Cato Institute senior fellow Dan Mitchell and his colleague Peter Van Doren have a fascinating point to make about “income inequality,” which we’ve been hearing so much about in the media these days. There are many flaws in the way this topic is framed and discussed, but one of the most basic problems is that people don’t really understand what “income” means any more.
Do you really know what your precise weekly income is? Most employees understand that they can’t answer that question by simply looking at the net payable amount on their paychecks. Fewer appreciate that the answer is not found in the gross pay totals on the paycheck stub, either. Businesses are obliged to pay for many benefits, while others are offered voluntarily, as part of the employee’s compensation package. Benefits such as vacation and holiday pay have a real dollar cost associated with them, although most workers don’t think about them in such terms.
Then there are even more indirect costs associated with labor, so far removed from the employee’s wages and explicit benefits that they’re virtually invisible… except to those who pay for them, of course.
One of those benefits is health care, whose true cost virtually no one understands. Van Doren crunched some numbers from two different studies, and found that much of the “income inequality” battered about in the media is actually due to a rising share of income being delivered in the form of increasingly expensive health benefits:
While it is true that the cash explicitly paid to employees has become more unequal over the last generation, the…more benign explanation for the change in cash compensation over a generation is the dramatic increase in health insurance costs. …inequality in total compensation has not increased because the fixed costs of health insurance are a much larger percentage of the total compensation of lower-earnings workers.

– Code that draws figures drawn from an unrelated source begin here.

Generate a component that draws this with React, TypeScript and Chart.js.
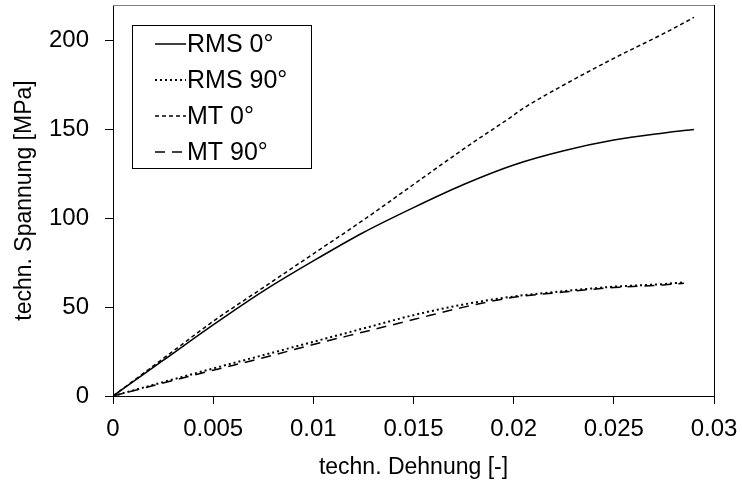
import React, { useEffect, useRef } from "react";
import { Chart, registerables } from "chart.js";

Chart.register(...registerables);

// Strain values [-] and stress values [MPa] per series
const rms0Strain = [0, 0.0025, 0.005, 0.0075, 0.01, 0.0125, 0.015, 0.0175, 0.02, 0.0225, 0.025, 0.0275, 0.029];
const rms0Stress = [0, 20, 40, 59, 76, 92, 106, 119, 130, 138, 144, 148, 150];

const rms90Strain = [0, 0.0025, 0.005, 0.0075, 0.01, 0.0125, 0.015, 0.0175, 0.02, 0.0225, 0.025, 0.0275, 0.0285];
const rms90Stress = [0, 7.8, 15.5, 23, 30.5, 38, 45.5, 51.5, 56, 59, 61.5, 63, 64];

const mt0Strain = [0, 0.0025, 0.005, 0.0075, 0.01, 0.0125, 0.015, 0.0175, 0.02, 0.0205, 0.0225, 0.025, 0.0275, 0.029];
const mt0Stress = [0, 21, 42, 61, 80, 99, 119, 139, 158, 162, 175, 190, 204, 213];

const mt90Strain = [0, 0.0025, 0.005, 0.0075, 0.01, 0.0125, 0.015, 0.0175, 0.02, 0.0225, 0.025, 0.0275, 0.0285];
const mt90Stress = [0, 7.3, 14.5, 21.5, 29, 36, 43, 50, 55.5, 58.5, 61, 62.5, 63.5];

const seriesLabels = ["RMS 0°", "RMS 90°", "MT 0°", "MT 90°"];

const xTickValues = [0, 0.005, 0.01, 0.015, 0.02, 0.025, 0.03];
const xTickLabels = ["0", "0.005", "0.01", "0.015", "0.02", "0.025", "0.03"];
const yTickValues = [0, 50, 100, 150, 200];
const yTickLabels = ["0", "50", "100", "150", "200"];

const FONT = "Arial, 'Liberation Sans', Helvetica, sans-serif";

const toPoints = (xs: number[], ys: number[]) => xs.map((x, i) => ({ x, y: ys[i] }));

const framePlugin = {
  id: "frame",
  afterDatasetsDraw(chart: any) {
    const { ctx, chartArea } = chart;
    ctx.save();
    ctx.lineWidth = 1;
    ctx.strokeStyle = "#808080";
    ctx.beginPath();
    ctx.moveTo(chartArea.left, Math.round(chartArea.top) + 0.5);
    ctx.lineTo(chartArea.right, Math.round(chartArea.top) + 0.5);
    ctx.stroke();
    ctx.strokeStyle = "#000";
    ctx.beginPath();
    ctx.moveTo(Math.round(chartArea.right) + 0.5, chartArea.top);
    ctx.lineTo(Math.round(chartArea.right) + 0.5, chartArea.bottom);
    ctx.stroke();
    ctx.restore();
  },
};

const legendPlugin = {
  id: "boxLegend",
  afterDatasetsDraw(chart: any) {
    const { ctx, chartArea } = chart;
    const x0 = Math.round(chartArea.left) + 19;
    const y0 = Math.round(chartArea.top) + 20;
    const w = 179;
    const h = 143;
    ctx.save();
    ctx.fillStyle = "#fff";
    ctx.fillRect(x0, y0, w, h);
    ctx.strokeStyle = "#000";
    ctx.lineWidth = 1;
    ctx.strokeRect(x0 + 0.5, y0 + 0.5, w, h);
    chart.data.datasets.forEach((ds: any, i: number) => {
      const cy = y0 + 19 + i * 36;
      ctx.setLineDash(ds.borderDash || []);
      ctx.lineWidth = ds.borderWidth;
      ctx.strokeStyle = ds.borderColor;
      ctx.beginPath();
      ctx.moveTo(x0 + 23, cy);
      ctx.lineTo(x0 + 54, cy);
      ctx.stroke();
      ctx.setLineDash([]);
      ctx.fillStyle = "#000";
      ctx.font = `25px ${FONT}`;
      ctx.textBaseline = "middle";
      ctx.textAlign = "left";
      ctx.fillText(ds.label, x0 + 55, cy + 1);
    });
    ctx.restore();
  },
};

export default function App() {
  const canvasRef = useRef<HTMLCanvasElement | null>(null);

  useEffect(() => {
    if (!canvasRef.current) return;
    const common = {
      borderColor: "#000",
      backgroundColor: "#000",
      pointRadius: 0,
      fill: false,
      cubicInterpolationMode: "monotone" as const,
      borderCapStyle: "butt" as const,
    };
    const chart = new Chart(canvasRef.current, {
      type: "line",
      data: {
        datasets: [
          { ...common, label: seriesLabels[0], data: toPoints(rms0Strain, rms0Stress), borderWidth: 1.5, borderDash: [] },
          { ...common, label: seriesLabels[1], data: toPoints(rms90Strain, rms90Stress), borderWidth: 2, borderDash: [2, 3] },
          { ...common, label: seriesLabels[2], data: toPoints(mt0Strain, mt0Stress), borderWidth: 1.5, borderDash: [4, 3] },
          { ...common, label: seriesLabels[3], data: toPoints(mt90Strain, mt90Stress), borderWidth: 1.5, borderDash: [10, 7] },
        ],
      },
      options: {
        responsive: false,
        devicePixelRatio: 1,
        animation: false,
        layout: { padding: { top: 5, right: 28, left: 0, bottom: 0 } },
        plugins: {
          legend: { display: false },
          tooltip: { enabled: false },
        },
        scales: {
          x: {
            type: "linear",
            min: 0,
            max: 0.03,
            afterBuildTicks: (scale: any) => {
              scale.ticks = xTickValues.map((v) => ({ value: v }));
            },
            afterFit: (scale: any) => {
              scale.height = 90;
              scale.paddingLeft = 0;
              scale.paddingRight = 0;
            },
            ticks: {
              color: "#000",
              font: { family: FONT, size: 24 },
              padding: 11,
              maxRotation: 0,
              autoSkip: false,
              callback: (_v: any, i: number) => xTickLabels[i],
            },
            grid: { display: true, drawOnChartArea: false, drawTicks: true, tickLength: 8, color: "#000" },
            border: { display: true, color: "#000", width: 1 },
            title: {
              display: true,
              text: "techn. Dehnung [-]",
              color: "#000",
              font: { family: FONT, size: 23 },
              padding: { top: 0, bottom: 5 },
            },
          },
          y: {
            type: "linear",
            min: 0,
            max: 220,
            afterBuildTicks: (scale: any) => {
              scale.ticks = yTickValues.map((v) => ({ value: v }));
            },
            afterFit: (scale: any) => {
              scale.width = 113;
              scale.paddingTop = 0;
              scale.paddingBottom = 0;
            },
            ticks: {
              color: "#000",
              font: { family: FONT, size: 24 },
              padding: 16,
              autoSkip: false,
              callback: (_v: any, i: number) => yTickLabels[i],
            },
            grid: { display: true, drawOnChartArea: false, drawTicks: true, tickLength: 8, color: "#000" },
            border: { display: true, color: "#000", width: 1 },
            title: {
              display: true,
              text: "techn. Spannung [MPa]",
              color: "#000",
              font: { family: FONT, size: 23 },
              padding: { top: 11, bottom: 0 },
            },
          },
        },
      },
      plugins: [framePlugin, legendPlugin],
    });
    return () => chart.destroy();
  }, []);

  return (
    <div style={{ position: "absolute", left: 0, top: 0, width: 742, height: 486, background: "#fff" }}>
      <canvas ref={canvasRef} width={742} height={486} style={{ display: "block" }} />
    </div>
  );
}
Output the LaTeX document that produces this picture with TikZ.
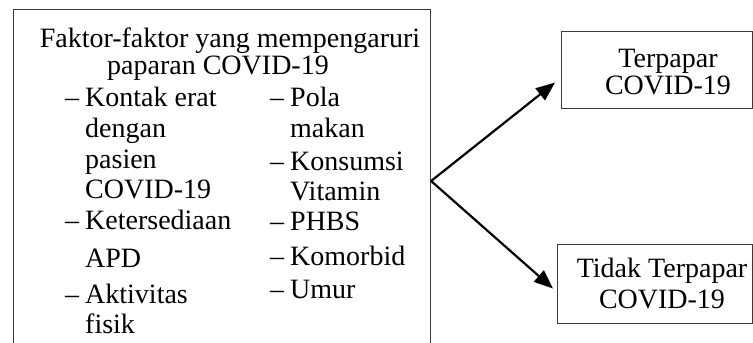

Burkhauser and Simon explore this explanation. They add the value of employer-provided health insurance as well as Medicaid and Medicare to the pre-tax, post-cash-transfer household income data and find that the bottom three income deciles actually exhibit higher growth than the top seven deciles from 1995 to 2008…
Warshawsky makes a similar discovery. Using unpublished BLS total compensation data, including employer health insurance expenditures, from 1999 to 2006, he finds that the growth in compensation by earnings decile (from the 30th to the 99th) averages 35 percent, with 41 percent growth at the 30th percentile (workers earning $10–$14 an hour) and only 35.8 percent growth at the 99th percentile (workers earning $59–$80 an hour).
Translating all this into simple English, it turns out that the rich are getting richer slower than the rest of us are getting richer.
By the way, even though I’m glad total compensation is growing more rapidly for the non-rich, these studies should not be interpreted as good news. As noted in the excerpt above, much of the additional money is diverted into a rather inefficient healthcare system.
This is the problem, not inequality. As I’ve explained before, American healthcare suffers from a third-party payer crisis caused by too much government intervention.
And because this distorted system leads to ever-higher costs, the increase in total compensation for lower-income and middle-income people does not translate into an increase in their living standards. Ordinary people feel like they’re on a treadmill.
In other words, while assertions of rising income inequality are dubious, there is a real issue of stagnation.
Shifting these costs into government-controlled programs does not make them go away. Health care benefits are still part of labor cost, whether the employer pays a private insurance company, forks over taxes to fund government programs, or any fusion of the two approaches.
As with so many other statistics, numbers that “prove” income inequality can be made to dance on the head of a pin. It’s especially easy when not even the word “income” has a clearly understood meaning anymore. The more compensation is routed through the government, the less aware of it an employee becomes. That’s the whole idea behind paycheck withholding: grab those taxes before people even realize the money is gone. Very few of us have a clear idea of just how much of our money is “going,” or where it goes.